Do you do any “annual” things with your family or friends?
We have our Polish Sausage Making Party every year — those that participate say we’ve been doing it for 15 years. I look back on my life and remember the girl’s shopping weekends we used to take just so we could stay overnight and drink and eat and gossip and not drive. Further back, I remember fishing trips I used to take with my family; sticking bamboo poles in the muddy bank, playing hide and seek in the woods, and whispering about the strange old hobo man that lived in this nasty little shack down the road.
I wish our minds held more memories, don’t you?
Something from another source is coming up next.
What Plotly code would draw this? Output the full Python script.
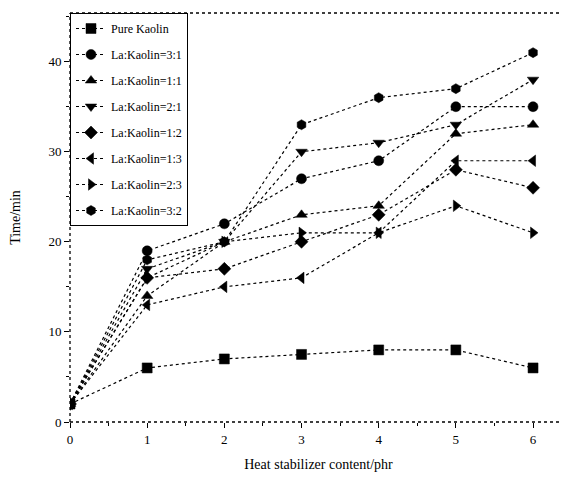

I know I went places, did things, with family and friends. I get glimpses camping with my oldest being only 1-year-old, of taking my in-laws to Las Vegas two weeks before my mother-in-law served divorce papers to my father-in-law. I vaguely remember spending a week out in Seattle visiting a girlfriend when I was younger, and another week visiting a friend in Texas.
But that’s all I remember.
I didn’t take many pictures back then. The cameras were clumsy, and who wanted to bring film to be developed all the time?
These days my phone camera is full. There’s not a get together I don’t try and snap, a sunset I don’t capture. And that includes this ski weekend.
As I get older I find I’m forgetting more and more — not so much a dementia thing, but I’ve got 560,640 hours of experiences in my head. A bit much even for a human computer to recall.
That’s why doing things with family and friends is so important. So many of us hide behind the ego’s judgement of “they should call me” or “they didn’t invite me.” So we therefore skip over thinking or calling or doing something with those who really make our life full.
I learned long ago that it doesn’t matter if I’m the one who’s always calling. So what? Some people have quirks in their personality that stand in the way of their desire to do the same. It’s the same with planning things. I’m always “complaining” that I’m so busy all the time, but I wouldn’t want it any other way. Being busy means interacting. Growing. Discovering. You can’t do that locked up in your house behind a computer screen.
I encourage those of you who are on the bring of making plans to MAKE THEM. Don’t let whose turn it is spoil the possibility of a wonderful time. And wonderful memories.
One day your memories will begin to fade, and all that will be left is the smile that was created the day it happened. And if you’re lucky, that’s a hell of a lot of smiles to keep you going.